The short version of my review of Rittz’s “White Jesus” album is you should immediately download it and remember this album at the end of the year when you’re putting together your top albums of 2011. The production is dope and incredibly creative and Rittz can rhyme circles around most pedestrian rappers. If you're impatient or bored with full album reviews, just go download the album over at DJBooth.
The first time I heard Rittz was his cameo on Yelawolf’s “Box Chevy” last November and then January rolled around and I got my hands on Rittz’s single “High Five” and I was hooked on his wild style - warp speed rhyming and comical wordplay. The production from DJ Burn One stood out too so to see both of them collaborating on a full street album had me ready for a whole damn bag of dope and they do not disappoint. “White Jesus” kicks off with a dramatic blend of the death march and thunder crackling in the background while some girl rambles something in a foreign language. I even spun that shit backwards to see if it was like those old Black Sabbath albums that had some warped message, but nope…sounded even more like gibberish. If you can be patient for literally one minute you’ll hear the rattle of Rittz slide in as his rhyme rides the beat at hi hats tempo. I am interested to hear who said he “disrespected the art form” because Rittz is elevating the rhyme game with every song he drops. When I heard the speed of the hi hats running on “Crazy” I was picturing QuestLove sweatin’ like a mu’fucka behind a drum kit while Rittz wears his stamina down with his warp speed lyrical assault. When you listen to the song pay attention to the hi hats and you’ll get the visual of a drummer’s arms just wearing out.
If you haven’t heard “High Five” yet you are late or lazy or literally ignorant. “High Five” went into rotation at Swurv Radio immediately the day I heard it. “High Five” has every element of a successful hit. The production is bangin’ and fits great for the clubs, the trunk of your whip, and radio at any level and hopefully any market. The only fallback to Rittz’s incredible rhyme patterns is you will probably miss more than half of his comical punch lines the first few times you listen. If Wii came out with game for rapping and a way to clock the speed of your lips moving with song lyrics, the majority of people would fail miserably. The only break you get is when he pauses with his Diddy rip of “Hello……Good morning”.
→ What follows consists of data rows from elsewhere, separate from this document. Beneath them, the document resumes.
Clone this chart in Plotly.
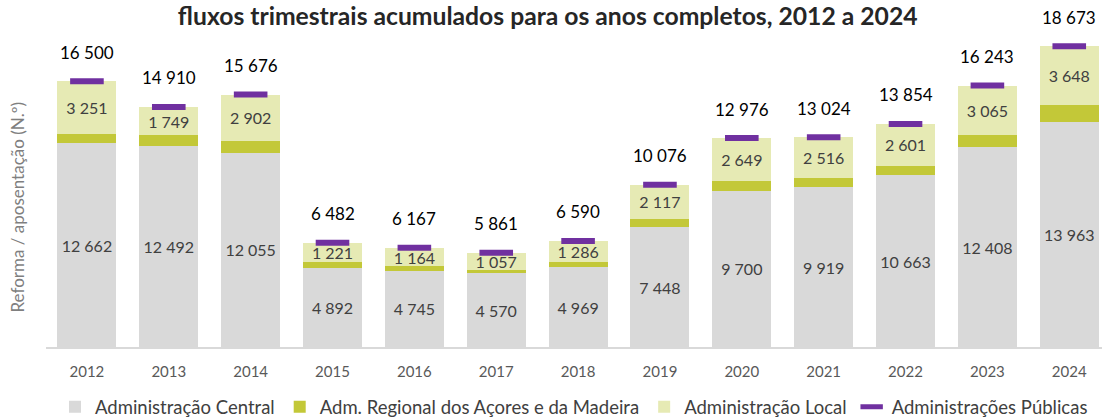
import plotly.graph_objects as go

years = ["2012", "2013", "2014", "2015", "2016", "2017", "2018",
         "2019", "2020", "2021", "2022", "2023", "2024"]
central = [12662, 12492, 12055, 4892, 4745, 4570, 4969, 7448, 9700, 9919, 10663, 12408, 13963]
regional = [587, 669, 719, 369, 258, 234, 335, 511, 627, 589, 590, 770, 1062]
local = [3251, 1749, 2902, 1221, 1164, 1057, 1286, 2117, 2649, 2516, 2601, 3065, 3648]
total = [16500, 14910, 15676, 6482, 6167, 5861, 6590, 10076, 12976, 13024, 13854, 16243, 18673]

def fmt(v):
    return f"{v:,}".replace(",", " ")

FONT = "Lato"
fig = go.Figure()
fig.add_trace(go.Bar(x=years, y=central, name="Administração Central",
                     marker=dict(color="#D9D9D9", line=dict(width=0)),
                     text=[fmt(v) for v in central], textposition="inside",
                     insidetextanchor="middle", textangle=0, constraintext="none",
                     textfont=dict(size=16, color="#404040", family=FONT)))
fig.add_trace(go.Bar(x=years, y=regional, name="Adm. Regional dos Açores e da Madeira",
                     marker=dict(color="#C3C838", line=dict(width=0))))
fig.add_trace(go.Bar(x=years, y=local, name="Administração Local",
                     marker=dict(color="#E6EAB4", line=dict(width=0)),
                     text=[fmt(v) for v in local], textposition="inside",
                     insidetextanchor="middle", textangle=0, constraintext="none",
                     textfont=dict(size=16, color="#404040", family=FONT)))
fig.add_trace(go.Scatter(x=years, y=total, name="Administrações Públicas", mode="markers",
                         marker=dict(symbol="line-ew", size=24,
                                     line=dict(width=6, color="#7030A0"), color="#7030A0")))

for i, t in enumerate(total):
    fig.add_annotation(x=i, y=t, xref="x", yref="y", text=fmt(t), showarrow=False, yshift=29,
                       font=dict(size=17, color="#000000", family=FONT))

fig.add_annotation(xref="paper", yref="paper", x=-0.0265, y=0.44, text="Reforma / aposentação (N.º)",
                   textangle=-90, showarrow=False, xanchor="center", yanchor="middle",
                   font=dict(size=17, color="#7F7F7F", family=FONT))

fig.update_layout(
    barmode="stack", bargap=0.28,
    width=1102, height=418,
    margin=dict(l=46, r=0, t=30, b=71, autoexpand=False),
    plot_bgcolor="white", paper_bgcolor="white",
    font=dict(family=FONT, color="#404040"),
    title=dict(text="<b>fluxos trimestrais acumulados para os anos completos, 2012 a 2024</b>",
               x=0.497, xanchor="center", y=0.982, yanchor="top",
               font=dict(size=24.7, color="#262626", family=FONT)),
    legend=dict(orientation="h", x=0.5, xanchor="center", y=-0.13, yanchor="top",
                font=dict(size=18.5, color="#404040", family=FONT),
                traceorder="normal", itemwidth=30),
    showlegend=True,
)
fig.update_xaxes(type="category", range=[-0.5, 12.4], showline=True, linecolor="#D9D9D9", linewidth=1.5,
                 ticks="", ticklabelstandoff=10, tickfont=dict(size=15, color="#595959", family=FONT))
fig.update_yaxes(range=[0, 19690], showgrid=False, showticklabels=False, zeroline=False)

fig.write_html("out.html", config={"displayModeBar": False},
               post_script="document.body.style.margin='0';")
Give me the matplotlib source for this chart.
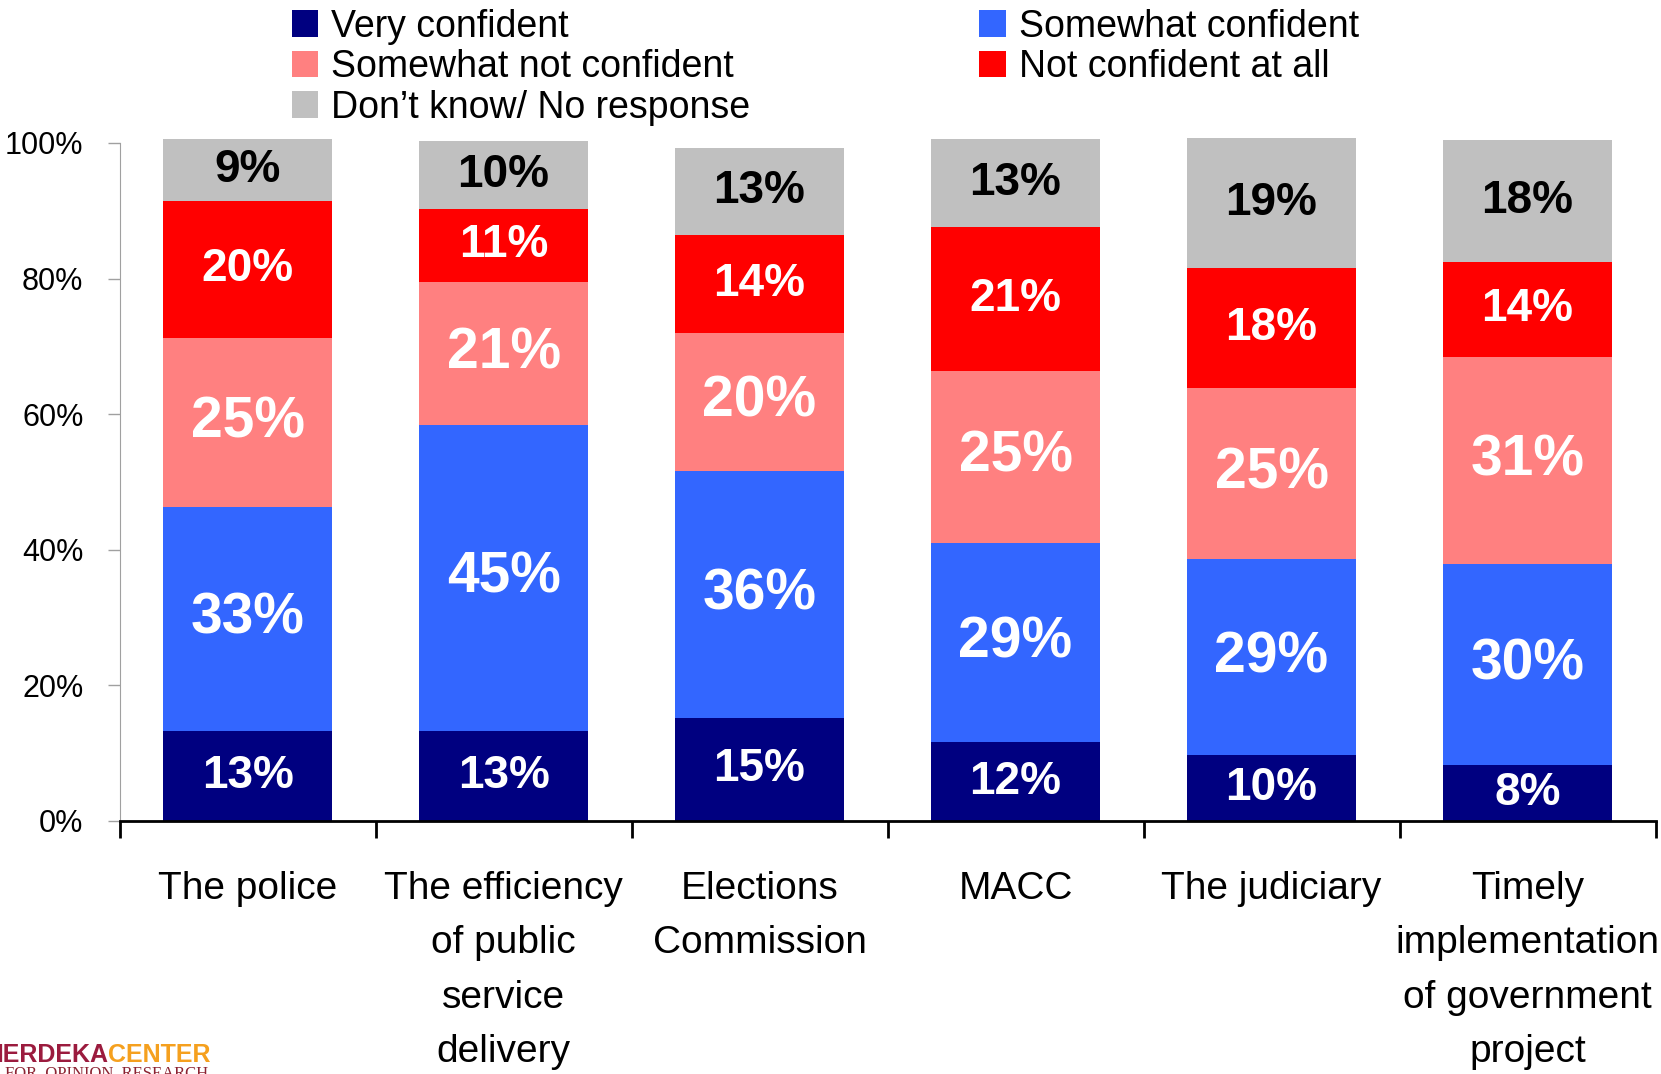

“Fulla Sh*t” is comical as hell and features another name buzzing heavy with Big K.R.I.T. appearing alongside Shady Records’ Yelawolf who has a big buzz of his own after recently appearing on the cover of XXL. “Blowin My Mind” is one of my favorites from the album. It has a real laid back vibe with DJ Burn One once again producing a dope track. For some reason the lyrics “Lookin like a white Dolemite” had me laughing like crazy and spinning it back trying to imagine Dolemite as a white dude getting’ his pimp game on. Don’t let the hazy flavor of the song make you miss the hilarious word play.
“Nowhere to Run” has the odd blend of an Al Green vibe with the Rhodes bleeding over the guitar loop running throughout the song. DJ Burn One deserves a lot of credit for being such a creative producer and constructing such a funky soundscape for Rittz to lace. Lyrically, “Nowhere to Run” is the most serious piece of writing on the album. Even though the credits say the entire album was recorded and mixed/mastered at the same studio with the same engineer, “Rattle Back” sticks out with an airy sound on the beat and the verses. If I had a complaint about the album it would be the mixdown of “Rattle Back” only because it doesn’t seem to fit with the rest of the album; enough so that my entire focus shifted to the mix of the song more than any other element.
“Sleep at Night” is cool, but not a highlight. It could just be that my brain is running into fatigue from trying to keep up with the lyrical acrobatics Rittz keeps running. “Sextacy” slows down enough to allow you to catch your breath and really grasp the depth of Rittz’s storytelling skills. I was diggin’ the story until they start peeing on each other. I don’t get that R Kelly shit and damn sure ain’t trying to have no woman pee on me. The voicemail recording at the end of the song is hilarious as hell though! “Dixxxie Cup” has a sort of Outkast vibe so it stands out as a unique track and of course, again, is funny as hell with Rittz’s storytelling that is essentially centered around a “suck your dick song” as Rittz tells it. “No Friends” is a song a lot of people can identify with, especially anyone in the music industry that starts getting some buzz and a little loot coming in. The problem is the song is more than 5 minutes long which could have been trimmed with chopping out Shawty Fatt’s verse. Maybe they’re friends though. “Pie” is even longer, but as the final track of the album it’s a great closure song.